▸ Challenge:
Your task is to retype the lines between the line with "Emit a component" and the line with "import * as d3 from 'd3';", inclusive. Copy no pictures and no other lines.

* begin Provided material *

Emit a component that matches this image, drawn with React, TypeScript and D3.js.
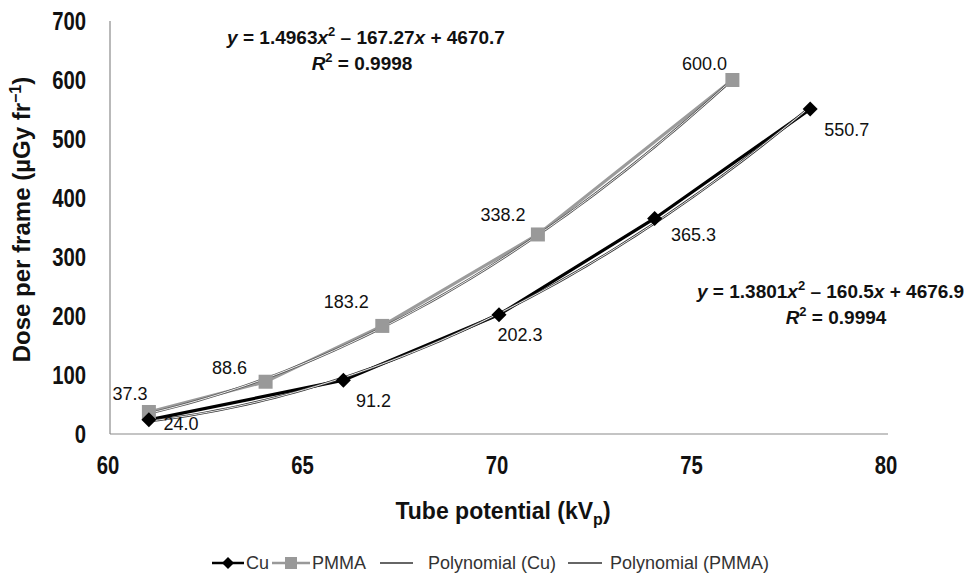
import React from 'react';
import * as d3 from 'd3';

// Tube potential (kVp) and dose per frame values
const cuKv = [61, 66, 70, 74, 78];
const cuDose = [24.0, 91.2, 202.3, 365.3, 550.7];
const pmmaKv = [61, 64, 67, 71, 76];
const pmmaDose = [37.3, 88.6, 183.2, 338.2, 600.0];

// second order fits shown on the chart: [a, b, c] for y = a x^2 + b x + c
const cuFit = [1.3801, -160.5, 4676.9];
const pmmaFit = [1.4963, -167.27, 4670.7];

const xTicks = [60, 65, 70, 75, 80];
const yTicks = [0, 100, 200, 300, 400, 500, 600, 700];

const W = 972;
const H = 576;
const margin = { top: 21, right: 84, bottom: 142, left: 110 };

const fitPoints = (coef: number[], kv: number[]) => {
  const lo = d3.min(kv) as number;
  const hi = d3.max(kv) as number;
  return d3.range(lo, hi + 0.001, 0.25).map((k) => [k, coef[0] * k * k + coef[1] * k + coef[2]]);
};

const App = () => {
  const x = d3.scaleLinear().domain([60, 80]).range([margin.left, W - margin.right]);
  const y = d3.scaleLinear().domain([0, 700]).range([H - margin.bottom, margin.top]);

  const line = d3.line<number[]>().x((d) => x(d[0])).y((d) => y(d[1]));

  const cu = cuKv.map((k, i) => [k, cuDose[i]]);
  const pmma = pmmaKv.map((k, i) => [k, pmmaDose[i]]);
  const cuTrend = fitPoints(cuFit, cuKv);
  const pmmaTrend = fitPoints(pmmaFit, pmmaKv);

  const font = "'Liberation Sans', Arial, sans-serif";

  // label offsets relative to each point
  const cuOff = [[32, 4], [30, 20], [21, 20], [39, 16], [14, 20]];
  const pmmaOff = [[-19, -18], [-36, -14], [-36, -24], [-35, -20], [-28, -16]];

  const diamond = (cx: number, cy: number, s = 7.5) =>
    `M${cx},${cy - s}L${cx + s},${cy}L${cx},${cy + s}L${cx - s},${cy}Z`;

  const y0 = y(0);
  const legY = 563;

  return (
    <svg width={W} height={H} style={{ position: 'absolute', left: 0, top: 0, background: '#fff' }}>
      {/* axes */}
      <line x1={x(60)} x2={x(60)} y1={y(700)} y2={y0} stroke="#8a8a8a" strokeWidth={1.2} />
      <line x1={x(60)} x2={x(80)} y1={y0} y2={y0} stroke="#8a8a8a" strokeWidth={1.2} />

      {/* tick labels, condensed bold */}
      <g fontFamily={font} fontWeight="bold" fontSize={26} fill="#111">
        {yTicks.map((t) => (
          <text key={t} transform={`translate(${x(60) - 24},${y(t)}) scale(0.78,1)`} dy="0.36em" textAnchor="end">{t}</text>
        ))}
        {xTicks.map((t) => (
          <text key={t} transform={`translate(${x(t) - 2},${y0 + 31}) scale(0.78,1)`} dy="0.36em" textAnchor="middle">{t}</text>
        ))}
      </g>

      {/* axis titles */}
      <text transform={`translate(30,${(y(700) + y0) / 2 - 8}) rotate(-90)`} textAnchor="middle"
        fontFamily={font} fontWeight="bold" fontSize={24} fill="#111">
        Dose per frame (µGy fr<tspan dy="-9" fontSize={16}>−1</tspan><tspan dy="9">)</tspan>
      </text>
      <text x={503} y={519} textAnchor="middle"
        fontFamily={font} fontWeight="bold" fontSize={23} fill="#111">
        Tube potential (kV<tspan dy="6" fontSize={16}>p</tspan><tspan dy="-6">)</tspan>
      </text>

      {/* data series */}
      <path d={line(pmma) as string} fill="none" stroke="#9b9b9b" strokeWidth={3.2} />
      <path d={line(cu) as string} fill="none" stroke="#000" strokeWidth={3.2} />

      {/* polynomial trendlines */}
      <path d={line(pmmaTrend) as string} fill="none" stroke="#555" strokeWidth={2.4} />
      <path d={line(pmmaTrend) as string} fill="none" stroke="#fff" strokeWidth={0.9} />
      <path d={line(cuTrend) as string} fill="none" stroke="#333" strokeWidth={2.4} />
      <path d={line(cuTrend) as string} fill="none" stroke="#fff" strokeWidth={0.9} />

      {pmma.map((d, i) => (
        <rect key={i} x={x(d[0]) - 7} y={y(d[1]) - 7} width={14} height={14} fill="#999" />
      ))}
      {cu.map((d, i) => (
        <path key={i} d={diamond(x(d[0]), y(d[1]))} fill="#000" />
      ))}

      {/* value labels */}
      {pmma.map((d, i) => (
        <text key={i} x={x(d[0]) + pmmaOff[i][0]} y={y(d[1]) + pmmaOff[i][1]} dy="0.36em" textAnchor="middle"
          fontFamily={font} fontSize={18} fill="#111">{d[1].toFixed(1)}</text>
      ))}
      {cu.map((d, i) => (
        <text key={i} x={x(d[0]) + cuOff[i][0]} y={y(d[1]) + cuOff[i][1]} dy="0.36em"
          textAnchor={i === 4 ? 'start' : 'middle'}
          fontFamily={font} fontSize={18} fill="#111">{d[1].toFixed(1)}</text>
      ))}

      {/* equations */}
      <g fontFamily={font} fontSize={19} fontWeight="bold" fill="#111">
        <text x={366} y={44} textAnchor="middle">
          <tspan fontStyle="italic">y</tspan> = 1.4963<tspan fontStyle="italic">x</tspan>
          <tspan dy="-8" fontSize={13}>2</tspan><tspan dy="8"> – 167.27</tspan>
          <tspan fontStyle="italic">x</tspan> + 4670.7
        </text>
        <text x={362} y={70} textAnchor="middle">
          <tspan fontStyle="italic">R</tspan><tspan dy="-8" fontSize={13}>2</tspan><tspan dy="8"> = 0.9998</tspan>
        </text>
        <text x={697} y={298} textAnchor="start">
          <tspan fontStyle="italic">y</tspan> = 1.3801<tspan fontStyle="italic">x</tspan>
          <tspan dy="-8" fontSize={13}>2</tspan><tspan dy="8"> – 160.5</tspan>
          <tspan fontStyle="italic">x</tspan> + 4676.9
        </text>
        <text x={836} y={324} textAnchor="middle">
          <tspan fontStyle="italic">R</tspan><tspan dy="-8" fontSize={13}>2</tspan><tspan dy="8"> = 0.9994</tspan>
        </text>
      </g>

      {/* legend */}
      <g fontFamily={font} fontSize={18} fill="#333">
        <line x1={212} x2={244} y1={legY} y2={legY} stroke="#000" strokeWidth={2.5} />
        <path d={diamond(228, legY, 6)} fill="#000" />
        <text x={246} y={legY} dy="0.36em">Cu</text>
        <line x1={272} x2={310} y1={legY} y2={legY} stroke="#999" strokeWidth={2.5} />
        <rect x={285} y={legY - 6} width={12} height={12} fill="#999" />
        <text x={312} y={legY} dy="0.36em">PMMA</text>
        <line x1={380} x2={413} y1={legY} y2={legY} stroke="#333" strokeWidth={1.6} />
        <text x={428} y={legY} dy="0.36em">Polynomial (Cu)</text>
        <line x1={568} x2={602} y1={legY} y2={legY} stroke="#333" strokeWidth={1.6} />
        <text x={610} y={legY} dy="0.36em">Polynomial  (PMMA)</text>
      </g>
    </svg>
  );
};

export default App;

* end Provided material *
* begin Provided material *

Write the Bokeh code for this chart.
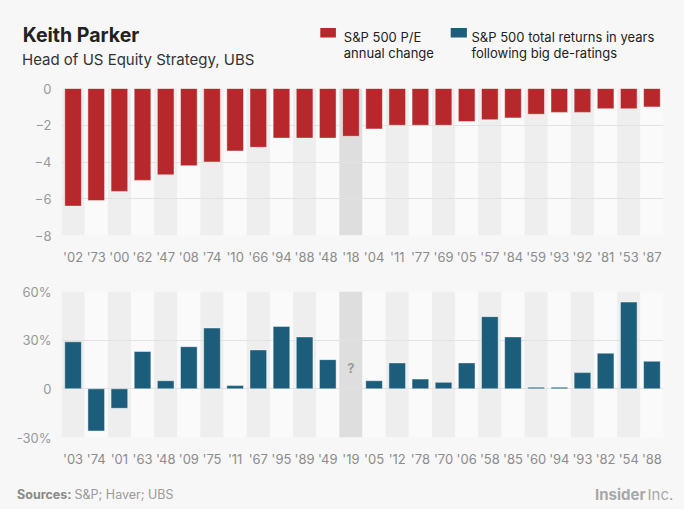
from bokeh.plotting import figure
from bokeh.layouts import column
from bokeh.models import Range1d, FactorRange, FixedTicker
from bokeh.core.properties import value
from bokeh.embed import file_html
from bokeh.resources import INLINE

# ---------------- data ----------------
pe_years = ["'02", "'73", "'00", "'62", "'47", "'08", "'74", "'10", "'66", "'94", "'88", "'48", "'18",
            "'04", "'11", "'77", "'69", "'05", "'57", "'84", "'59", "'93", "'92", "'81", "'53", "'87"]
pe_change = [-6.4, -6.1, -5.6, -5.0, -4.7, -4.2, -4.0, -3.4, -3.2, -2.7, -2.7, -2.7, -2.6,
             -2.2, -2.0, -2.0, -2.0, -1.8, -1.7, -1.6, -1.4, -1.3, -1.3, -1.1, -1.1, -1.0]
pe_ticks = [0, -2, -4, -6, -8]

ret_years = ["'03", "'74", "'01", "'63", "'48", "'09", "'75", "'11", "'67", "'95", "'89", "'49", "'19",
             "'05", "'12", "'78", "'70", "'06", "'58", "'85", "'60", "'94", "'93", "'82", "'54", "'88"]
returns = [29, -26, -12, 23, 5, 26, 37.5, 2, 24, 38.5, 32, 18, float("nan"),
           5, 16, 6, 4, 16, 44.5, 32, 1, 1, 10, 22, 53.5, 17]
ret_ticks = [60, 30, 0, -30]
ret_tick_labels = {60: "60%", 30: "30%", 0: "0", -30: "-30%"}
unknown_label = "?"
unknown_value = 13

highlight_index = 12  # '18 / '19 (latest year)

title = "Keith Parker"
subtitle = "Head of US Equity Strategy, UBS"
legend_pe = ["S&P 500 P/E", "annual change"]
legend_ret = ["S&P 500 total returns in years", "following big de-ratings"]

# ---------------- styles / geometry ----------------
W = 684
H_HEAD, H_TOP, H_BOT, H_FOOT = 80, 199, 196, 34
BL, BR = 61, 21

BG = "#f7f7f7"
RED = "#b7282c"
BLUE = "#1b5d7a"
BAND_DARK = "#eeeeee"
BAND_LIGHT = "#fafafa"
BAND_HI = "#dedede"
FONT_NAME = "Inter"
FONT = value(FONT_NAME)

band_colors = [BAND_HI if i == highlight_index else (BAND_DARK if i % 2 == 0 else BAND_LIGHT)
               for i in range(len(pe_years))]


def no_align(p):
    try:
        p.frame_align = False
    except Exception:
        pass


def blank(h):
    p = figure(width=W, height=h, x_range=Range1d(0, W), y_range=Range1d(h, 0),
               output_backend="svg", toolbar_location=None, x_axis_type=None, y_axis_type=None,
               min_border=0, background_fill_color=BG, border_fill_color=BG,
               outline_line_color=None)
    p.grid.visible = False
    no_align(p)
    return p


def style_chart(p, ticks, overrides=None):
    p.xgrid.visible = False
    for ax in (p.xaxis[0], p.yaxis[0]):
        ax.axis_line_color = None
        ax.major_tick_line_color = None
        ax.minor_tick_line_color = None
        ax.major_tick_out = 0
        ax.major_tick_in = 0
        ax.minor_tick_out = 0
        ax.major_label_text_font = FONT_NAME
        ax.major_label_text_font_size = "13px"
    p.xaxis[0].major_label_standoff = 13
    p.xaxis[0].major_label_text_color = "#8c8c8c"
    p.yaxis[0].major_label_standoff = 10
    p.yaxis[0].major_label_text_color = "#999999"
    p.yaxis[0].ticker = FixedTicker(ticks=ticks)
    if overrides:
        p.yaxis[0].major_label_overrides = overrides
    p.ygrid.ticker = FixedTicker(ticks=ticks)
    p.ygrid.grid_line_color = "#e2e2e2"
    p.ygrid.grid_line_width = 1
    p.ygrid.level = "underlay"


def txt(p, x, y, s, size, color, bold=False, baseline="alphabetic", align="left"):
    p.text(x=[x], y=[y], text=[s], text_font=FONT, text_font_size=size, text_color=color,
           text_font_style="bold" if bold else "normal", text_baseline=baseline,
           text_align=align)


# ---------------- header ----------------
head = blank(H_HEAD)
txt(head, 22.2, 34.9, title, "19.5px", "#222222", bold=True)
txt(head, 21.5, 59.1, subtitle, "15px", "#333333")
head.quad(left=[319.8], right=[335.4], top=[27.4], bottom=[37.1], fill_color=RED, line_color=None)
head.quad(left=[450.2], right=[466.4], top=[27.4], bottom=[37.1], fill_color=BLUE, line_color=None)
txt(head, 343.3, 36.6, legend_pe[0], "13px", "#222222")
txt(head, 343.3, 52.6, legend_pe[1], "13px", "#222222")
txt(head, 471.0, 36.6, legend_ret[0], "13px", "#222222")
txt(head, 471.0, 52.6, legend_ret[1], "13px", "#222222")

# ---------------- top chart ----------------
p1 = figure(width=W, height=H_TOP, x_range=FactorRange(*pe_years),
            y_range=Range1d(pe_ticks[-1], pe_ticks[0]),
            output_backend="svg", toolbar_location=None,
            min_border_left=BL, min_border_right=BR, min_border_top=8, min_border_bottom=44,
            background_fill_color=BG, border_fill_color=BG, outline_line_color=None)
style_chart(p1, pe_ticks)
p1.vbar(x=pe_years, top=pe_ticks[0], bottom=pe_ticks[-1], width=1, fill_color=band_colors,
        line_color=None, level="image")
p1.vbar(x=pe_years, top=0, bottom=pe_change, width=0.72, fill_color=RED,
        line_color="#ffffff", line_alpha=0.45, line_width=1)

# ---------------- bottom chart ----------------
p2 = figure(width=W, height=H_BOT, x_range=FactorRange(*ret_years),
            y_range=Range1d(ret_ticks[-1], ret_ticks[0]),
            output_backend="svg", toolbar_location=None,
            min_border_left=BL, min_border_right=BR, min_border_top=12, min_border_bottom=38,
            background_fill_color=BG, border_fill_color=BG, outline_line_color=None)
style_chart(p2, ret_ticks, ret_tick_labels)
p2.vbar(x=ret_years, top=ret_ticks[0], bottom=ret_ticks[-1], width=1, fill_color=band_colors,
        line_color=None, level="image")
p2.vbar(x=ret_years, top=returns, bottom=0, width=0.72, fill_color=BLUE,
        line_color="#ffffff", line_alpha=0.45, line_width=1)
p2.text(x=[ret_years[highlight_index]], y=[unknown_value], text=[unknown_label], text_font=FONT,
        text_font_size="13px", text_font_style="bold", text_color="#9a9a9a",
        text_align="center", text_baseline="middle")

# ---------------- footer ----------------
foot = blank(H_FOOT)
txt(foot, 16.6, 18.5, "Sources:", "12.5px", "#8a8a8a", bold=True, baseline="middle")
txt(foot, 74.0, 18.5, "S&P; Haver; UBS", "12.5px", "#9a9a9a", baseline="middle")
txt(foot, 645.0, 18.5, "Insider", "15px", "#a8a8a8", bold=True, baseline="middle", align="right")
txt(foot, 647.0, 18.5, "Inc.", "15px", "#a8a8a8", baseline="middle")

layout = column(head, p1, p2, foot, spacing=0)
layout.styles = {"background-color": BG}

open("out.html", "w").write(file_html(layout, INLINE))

* end Provided material *
* begin Provided material *

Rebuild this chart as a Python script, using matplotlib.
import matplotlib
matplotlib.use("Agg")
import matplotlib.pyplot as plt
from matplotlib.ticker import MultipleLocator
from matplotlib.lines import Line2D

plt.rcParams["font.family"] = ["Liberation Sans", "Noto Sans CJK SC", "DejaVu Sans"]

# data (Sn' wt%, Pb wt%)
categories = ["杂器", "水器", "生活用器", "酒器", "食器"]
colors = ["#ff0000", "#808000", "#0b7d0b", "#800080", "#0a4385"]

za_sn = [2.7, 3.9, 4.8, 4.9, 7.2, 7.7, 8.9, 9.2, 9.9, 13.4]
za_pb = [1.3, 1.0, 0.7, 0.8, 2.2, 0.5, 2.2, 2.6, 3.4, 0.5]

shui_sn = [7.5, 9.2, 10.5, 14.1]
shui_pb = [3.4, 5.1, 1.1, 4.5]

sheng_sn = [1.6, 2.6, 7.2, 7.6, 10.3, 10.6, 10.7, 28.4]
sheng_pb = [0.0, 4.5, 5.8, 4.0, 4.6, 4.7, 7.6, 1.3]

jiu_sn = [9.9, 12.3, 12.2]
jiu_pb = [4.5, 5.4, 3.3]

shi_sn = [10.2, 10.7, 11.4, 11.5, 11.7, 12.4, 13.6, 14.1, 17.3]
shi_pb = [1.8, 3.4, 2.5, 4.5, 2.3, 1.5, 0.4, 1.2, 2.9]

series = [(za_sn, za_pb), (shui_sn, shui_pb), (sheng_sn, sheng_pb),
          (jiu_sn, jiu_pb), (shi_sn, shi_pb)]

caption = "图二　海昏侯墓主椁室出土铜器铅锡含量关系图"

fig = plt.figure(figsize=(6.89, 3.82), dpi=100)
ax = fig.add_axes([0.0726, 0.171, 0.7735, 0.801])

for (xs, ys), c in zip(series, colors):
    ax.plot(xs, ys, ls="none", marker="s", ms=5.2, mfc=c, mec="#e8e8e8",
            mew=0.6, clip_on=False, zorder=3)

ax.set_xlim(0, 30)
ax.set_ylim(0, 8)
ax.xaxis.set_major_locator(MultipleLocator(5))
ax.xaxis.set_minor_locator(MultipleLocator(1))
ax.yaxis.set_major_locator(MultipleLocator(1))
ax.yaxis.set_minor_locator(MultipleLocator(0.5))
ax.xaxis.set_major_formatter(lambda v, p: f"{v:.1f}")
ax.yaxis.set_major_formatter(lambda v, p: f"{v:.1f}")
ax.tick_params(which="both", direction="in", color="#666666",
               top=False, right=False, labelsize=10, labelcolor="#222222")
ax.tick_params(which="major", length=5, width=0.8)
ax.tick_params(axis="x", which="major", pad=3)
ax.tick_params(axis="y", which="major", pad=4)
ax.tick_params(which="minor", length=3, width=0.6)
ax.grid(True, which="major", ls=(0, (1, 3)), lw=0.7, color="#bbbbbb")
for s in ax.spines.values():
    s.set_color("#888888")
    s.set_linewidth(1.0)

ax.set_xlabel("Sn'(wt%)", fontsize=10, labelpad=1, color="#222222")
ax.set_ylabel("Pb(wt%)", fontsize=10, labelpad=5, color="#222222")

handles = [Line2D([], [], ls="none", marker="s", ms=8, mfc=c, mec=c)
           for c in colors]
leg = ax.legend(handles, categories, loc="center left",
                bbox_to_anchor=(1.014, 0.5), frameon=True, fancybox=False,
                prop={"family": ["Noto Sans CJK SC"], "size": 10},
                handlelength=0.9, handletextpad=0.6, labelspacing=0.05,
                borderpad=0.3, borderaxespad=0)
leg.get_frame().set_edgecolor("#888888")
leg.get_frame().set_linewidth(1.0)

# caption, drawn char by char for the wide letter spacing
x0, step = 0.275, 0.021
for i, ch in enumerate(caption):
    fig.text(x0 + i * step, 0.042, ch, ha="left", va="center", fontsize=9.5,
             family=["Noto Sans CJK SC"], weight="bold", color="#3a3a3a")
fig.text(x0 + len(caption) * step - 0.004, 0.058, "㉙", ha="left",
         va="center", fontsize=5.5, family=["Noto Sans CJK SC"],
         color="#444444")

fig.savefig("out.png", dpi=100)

* end Provided material *

▸ The answer:
Emit a component that matches this image, drawn with React, TypeScript and D3.js.
import React from 'react';
import * as d3 from 'd3';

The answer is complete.